• Do this: Retype all of the listing exactly, passing over any picture you find.

-- BEGIN Source material --

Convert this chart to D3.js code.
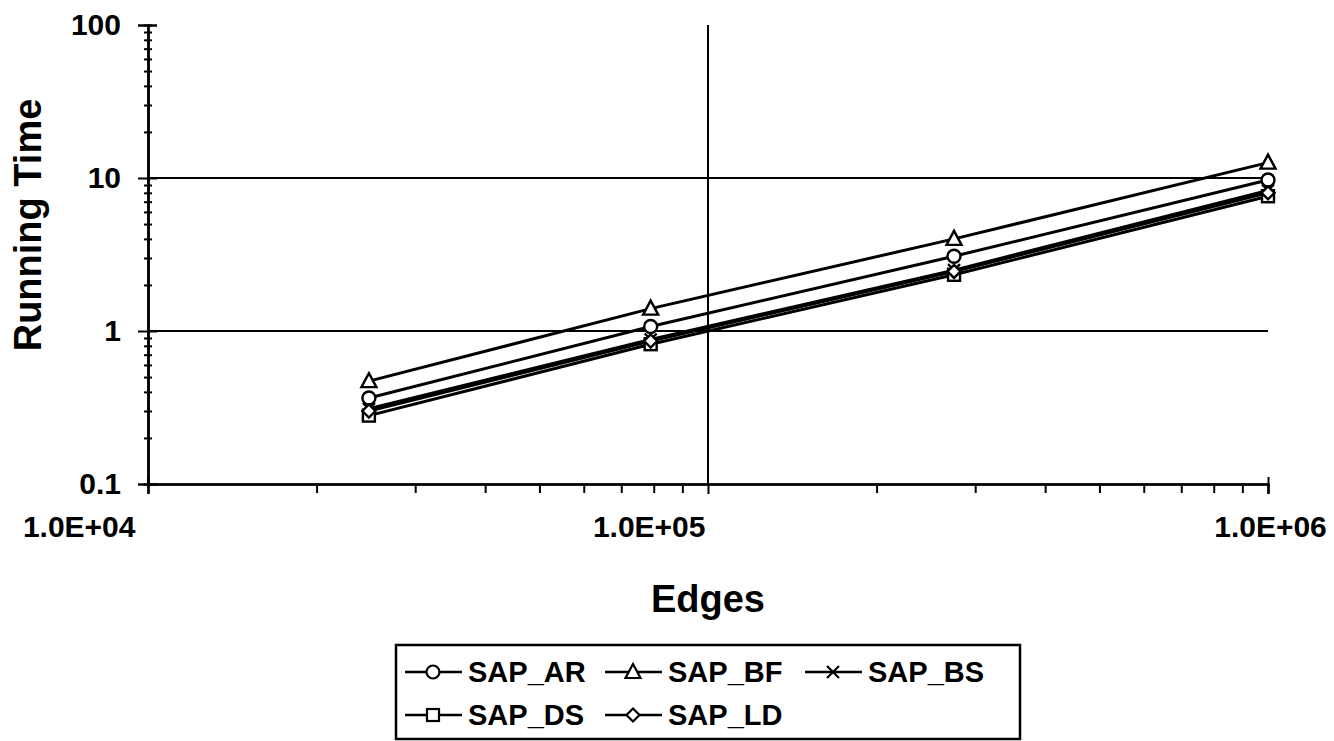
<!DOCTYPE html>
<html>
<head>
<meta charset="utf-8">
<script src="https://cdnjs.cloudflare.com/ajax/libs/d3/7.8.5/d3.min.js"></script>
<style>
  body { margin: 0; background: #fff; }
  svg { display: block; font-family: "Liberation Sans", Arial, sans-serif; font-weight: bold; }
</style>
</head>
<body>
<svg width="1334" height="741"></svg>
<script>
// values
var edges = [24800, 79000, 275000, 1000000];
var seriesNames = ["SAP_AR", "SAP_BF", "SAP_BS", "SAP_DS", "SAP_LD"];
var sapAR = [0.365, 1.07, 3.08, 9.7];
var sapBF = [0.47, 1.40, 4.0, 12.6];
var sapBS = [0.31, 0.88, 2.5, 8.3];
var sapDS = [0.28, 0.82, 2.33, 7.6];
var sapLD = [0.30, 0.86, 2.45, 8.0];
var yTicks = [0.1, 1, 10, 100];
var xTicks = [1e4, 1e5, 1e6];
var xTickLabels = ["1.0E+04", "1.0E+05", "1.0E+06"];

var seriesValues = [sapAR, sapBF, sapBS, sapDS, sapLD];
var markers = ["circle", "triangle", "cross", "square", "diamond"];

var svg = d3.select("svg");

var x = d3.scaleLog().domain([1e4, 1e6]).range([148, 1268]);
var y = d3.scaleLog().domain([0.1, 100]).range([484, 25]);

var minorX = [], minorY = [];
[1e4, 1e5].forEach(function(d) { for (var i = 2; i < 10; i++) minorX.push(d * i); });
[0.1, 1, 10].forEach(function(d) { for (var i = 2; i < 10; i++) minorY.push(d * i); });

// gridlines
svg.append("g").selectAll("line")
  .data([1, 10]).enter().append("line")
  .attr("x1", x(1e4)).attr("x2", x(1e6))
  .attr("y1", function(d) { return y(d); }).attr("y2", function(d) { return y(d); })
  .style("stroke", "#000").style("stroke-width", 2);
svg.append("line")
  .attr("x1", x(1e5)).attr("x2", x(1e5))
  .attr("y1", y(100)).attr("y2", y(0.1))
  .style("stroke", "#000").style("stroke-width", 2);

// y axis
var yAxisG = svg.append("g")
  .attr("transform", "translate(" + x(1e4) + ",0)")
  .call(d3.axisLeft(y).tickValues(yTicks).tickSize(10).tickPadding(17)
    .tickFormat(function(d) { return d < 1 ? "0.1" : d3.format("d")(d); }));
yAxisG.append("g").call(d3.axisRight(y).tickValues(yTicks).tickSize(9).tickFormat(""));
yAxisG.append("g").call(d3.axisRight(y).tickValues(minorY).tickSize(4).tickFormat(""));
yAxisG.append("g").call(d3.axisLeft(y).tickValues(minorY).tickSize(4).tickFormat(""));

// x axis
var xAxisG = svg.append("g")
  .attr("transform", "translate(0," + y(0.1) + ")")
  .call(d3.axisBottom(x).tickValues(xTicks).tickSize(10).tickPadding(22)
    .tickFormat(function(d, i) { return xTickLabels[i]; }));
xAxisG.append("g").call(d3.axisBottom(x).tickValues(minorX).tickSize(9).tickFormat(""));
xAxisG.append("g").call(d3.axisTop(x).tickValues([1e4]).tickSize(7).tickFormat(""));

svg.selectAll(".domain").style("stroke", "#000").style("stroke-width", 2);
svg.selectAll(".tick line").style("stroke", "#000").style("stroke-width", 2);
yAxisG.selectAll("text").style("font-size", "30px").style("font-family", "Liberation Sans").style("font-weight", "bold").style("fill", "#000");
xAxisG.selectAll("text").style("font-size", "30px").style("font-family", "Liberation Sans").style("font-weight", "bold").style("fill", "#000")
  .attr("text-anchor", function(d, i) { return i == 2 ? "middle" : "end"; })
  .attr("dx", function(d, i) { return i == 0 ? -13 : (i == 1 ? -3 : 2); });

// axis titles
svg.append("text")
  .attr("transform", "translate(41,225) rotate(-90)")
  .attr("text-anchor", "middle")
  .style("font-size", "38px")
  .text("Running Time");
svg.append("text")
  .attr("x", 708).attr("y", 612)
  .attr("text-anchor", "middle")
  .style("font-size", "38px")
  .text("Edges");

// markers
function drawMarker(g, type, cx, cy, s) {
  if (type == "circle") {
    g.append("circle").attr("cx", cx).attr("cy", cy).attr("r", 6.5 * s);
  } else if (type == "triangle") {
    g.append("path").attr("d", "M" + cx + "," + (cy - 8 * s) + "L" + (cx + 7.5 * s) + "," + (cy + 6 * s) + "L" + (cx - 7.5 * s) + "," + (cy + 6 * s) + "Z");
  } else if (type == "square") {
    g.append("rect").attr("x", cx - 6 * s).attr("y", cy - 6 * s).attr("width", 12 * s).attr("height", 12 * s);
  } else if (type == "diamond") {
    g.append("path").attr("d", "M" + cx + "," + (cy - 6.5 * s) + "L" + (cx + 6.5 * s) + "," + cy + "L" + cx + "," + (cy + 6.5 * s) + "L" + (cx - 6.5 * s) + "," + cy + "Z");
  } else if (type == "cross") {
    g.append("path").attr("d", "M" + (cx - 6 * s) + "," + (cy - 6 * s) + "L" + (cx + 6 * s) + "," + (cy + 6 * s) + "M" + (cx + 6 * s) + "," + (cy - 6 * s) + "L" + (cx - 6 * s) + "," + (cy + 6 * s));
  }
}

var line = d3.line()
  .x(function(d, i) { return x(edges[i]); })
  .y(function(d) { return y(d); });

seriesValues.forEach(function(vals) {
  svg.append("path").datum(vals)
    .attr("d", line)
    .style("fill", "none").style("stroke", "#000").style("stroke-width", 3);
});

seriesValues.forEach(function(vals, k) {
  var g = svg.append("g").style("fill", "#fff").style("stroke", "#000").style("stroke-width", 2.4);
  vals.forEach(function(v, i) { drawMarker(g, markers[k], x(edges[i]), y(v), 1); });
});

// legend
var legend = svg.append("g");
legend.append("rect")
  .attr("x", 396).attr("y", 645).attr("width", 624).attr("height", 94)
  .style("fill", "#fff").style("stroke", "#000").style("stroke-width", 2.5);
var legendPos = [[405, 672], [605, 672], [805, 672], [405, 715], [605, 715]];
seriesNames.forEach(function(name, k) {
  var lx = legendPos[k][0], ly = legendPos[k][1];
  legend.append("line").attr("x1", lx).attr("x2", lx + 57).attr("y1", ly).attr("y2", ly)
    .style("stroke", "#000").style("stroke-width", 2.5);
  var g = legend.append("g").style("fill", "#fff").style("stroke", "#000").style("stroke-width", 2.2);
  drawMarker(g, markers[k], lx + 28, ly, 1);
  legend.append("text").attr("x", lx + 63).attr("y", ly + 10)
    .style("font-size", "29px").text(name);
});
</script>
</body>
</html>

-- END Source material --

• Final answer:
Convert this chart to D3.js code.
<!DOCTYPE html>
<html>
<head>
<meta charset="utf-8">
<script src="https://cdnjs.cloudflare.com/ajax/libs/d3/7.8.5/d3.min.js"></script>
<style>
  body { margin: 0; background: #fff; }
  svg { display: block; font-family: "Liberation Sans", Arial, sans-serif; font-weight: bold; }
</style>
</head>
<body>
<svg width="1334" height="741"></svg>
<script>
// values
var edges = [24800, 79000, 275000, 1000000];
var seriesNames = ["SAP_AR", "SAP_BF", "SAP_BS", "SAP_DS", "SAP_LD"];
var sapAR = [0.365, 1.07, 3.08, 9.7];
var sapBF = [0.47, 1.40, 4.0, 12.6];
var sapBS = [0.31, 0.88, 2.5, 8.3];
var sapDS = [0.28, 0.82, 2.33, 7.6];
var sapLD = [0.30, 0.86, 2.45, 8.0];
var yTicks = [0.1, 1, 10, 100];
var xTicks = [1e4, 1e5, 1e6];
var xTickLabels = ["1.0E+04", "1.0E+05", "1.0E+06"];

var seriesValues = [sapAR, sapBF, sapBS, sapDS, sapLD];
var markers = ["circle", "triangle", "cross", "square", "diamond"];

var svg = d3.select("svg");

var x = d3.scaleLog().domain([1e4, 1e6]).range([148, 1268]);
var y = d3.scaleLog().domain([0.1, 100]).range([484, 25]);

var minorX = [], minorY = [];
[1e4, 1e5].forEach(function(d) { for (var i = 2; i < 10; i++) minorX.push(d * i); });
[0.1, 1, 10].forEach(function(d) { for (var i = 2; i < 10; i++) minorY.push(d * i); });

// gridlines
svg.append("g").selectAll("line")
  .data([1, 10]).enter().append("line")
  .attr("x1", x(1e4)).attr("x2", x(1e6))
  .attr("y1", function(d) { return y(d); }).attr("y2", function(d) { return y(d); })
  .style("stroke", "#000").style("stroke-width", 2);
svg.append("line")
  .attr("x1", x(1e5)).attr("x2", x(1e5))
  .attr("y1", y(100)).attr("y2", y(0.1))
  .style("stroke", "#000").style("stroke-width", 2);

// y axis
var yAxisG = svg.append("g")
  .attr("transform", "translate(" + x(1e4) + ",0)")
  .call(d3.axisLeft(y).tickValues(yTicks).tickSize(10).tickPadding(17)
    .tickFormat(function(d) { return d < 1 ? "0.1" : d3.format("d")(d); }));
yAxisG.append("g").call(d3.axisRight(y).tickValues(yTicks).tickSize(9).tickFormat(""));
yAxisG.append("g").call(d3.axisRight(y).tickValues(minorY).tickSize(4).tickFormat(""));
yAxisG.append("g").call(d3.axisLeft(y).tickValues(minorY).tickSize(4).tickFormat(""));

// x axis
var xAxisG = svg.append("g")
  .attr("transform", "translate(0," + y(0.1) + ")")
  .call(d3.axisBottom(x).tickValues(xTicks).tickSize(10).tickPadding(22)
    .tickFormat(function(d, i) { return xTickLabels[i]; }));
xAxisG.append("g").call(d3.axisBottom(x).tickValues(minorX).tickSize(9).tickFormat(""));
xAxisG.append("g").call(d3.axisTop(x).tickValues([1e4]).tickSize(7).tickFormat(""));

svg.selectAll(".domain").style("stroke", "#000").style("stroke-width", 2);
svg.selectAll(".tick line").style("stroke", "#000").style("stroke-width", 2);
yAxisG.selectAll("text").style("font-size", "30px").style("font-family", "Liberation Sans").style("font-weight", "bold").style("fill", "#000");
xAxisG.selectAll("text").style("font-size", "30px").style("font-family", "Liberation Sans").style("font-weight", "bold").style("fill", "#000")
  .attr("text-anchor", function(d, i) { return i == 2 ? "middle" : "end"; })
  .attr("dx", function(d, i) { return i == 0 ? -13 : (i == 1 ? -3 : 2); });

// axis titles
svg.append("text")
  .attr("transform", "translate(41,225) rotate(-90)")
  .attr("text-anchor", "middle")
  .style("font-size", "38px")
  .text("Running Time");
svg.append("text")
  .attr("x", 708).attr("y", 612)
  .attr("text-anchor", "middle")
  .style("font-size", "38px")
  .text("Edges");

// markers
function drawMarker(g, type, cx, cy, s) {
  if (type == "circle") {
    g.append("circle").attr("cx", cx).attr("cy", cy).attr("r", 6.5 * s);
  } else if (type == "triangle") {
    g.append("path").attr("d", "M" + cx + "," + (cy - 8 * s) + "L" + (cx + 7.5 * s) + "," + (cy + 6 * s) + "L" + (cx - 7.5 * s) + "," + (cy + 6 * s) + "Z");
  } else if (type == "square") {
    g.append("rect").attr("x", cx - 6 * s).attr("y", cy - 6 * s).attr("width", 12 * s).attr("height", 12 * s);
  } else if (type == "diamond") {
    g.append("path").attr("d", "M" + cx + "," + (cy - 6.5 * s) + "L" + (cx + 6.5 * s) + "," + cy + "L" + cx + "," + (cy + 6.5 * s) + "L" + (cx - 6.5 * s) + "," + cy + "Z");
  } else if (type == "cross") {
    g.append("path").attr("d", "M" + (cx - 6 * s) + "," + (cy - 6 * s) + "L" + (cx + 6 * s) + "," + (cy + 6 * s) + "M" + (cx + 6 * s) + "," + (cy - 6 * s) + "L" + (cx - 6 * s) + "," + (cy + 6 * s));
  }
}

var line = d3.line()
  .x(function(d, i) { return x(edges[i]); })
  .y(function(d) { return y(d); });

seriesValues.forEach(function(vals) {
  svg.append("path").datum(vals)
    .attr("d", line)
    .style("fill", "none").style("stroke", "#000").style("stroke-width", 3);
});

seriesValues.forEach(function(vals, k) {
  var g = svg.append("g").style("fill", "#fff").style("stroke", "#000").style("stroke-width", 2.4);
  vals.forEach(function(v, i) { drawMarker(g, markers[k], x(edges[i]), y(v), 1); });
});

// legend
var legend = svg.append("g");
legend.append("rect")
  .attr("x", 396).attr("y", 645).attr("width", 624).attr("height", 94)
  .style("fill", "#fff").style("stroke", "#000").style("stroke-width", 2.5);
var legendPos = [[405, 672], [605, 672], [805, 672], [405, 715], [605, 715]];
seriesNames.forEach(function(name, k) {
  var lx = legendPos[k][0], ly = legendPos[k][1];
  legend.append("line").attr("x1", lx).attr("x2", lx + 57).attr("y1", ly).attr("y2", ly)
    .style("stroke", "#000").style("stroke-width", 2.5);
  var g = legend.append("g").style("fill", "#fff").style("stroke", "#000").style("stroke-width", 2.2);
  drawMarker(g, markers[k], lx + 28, ly, 1);
  legend.append("text").attr("x", lx + 63).attr("y", ly + 10)
    .style("font-size", "29px").text(name);
});
</script>
</body>
</html>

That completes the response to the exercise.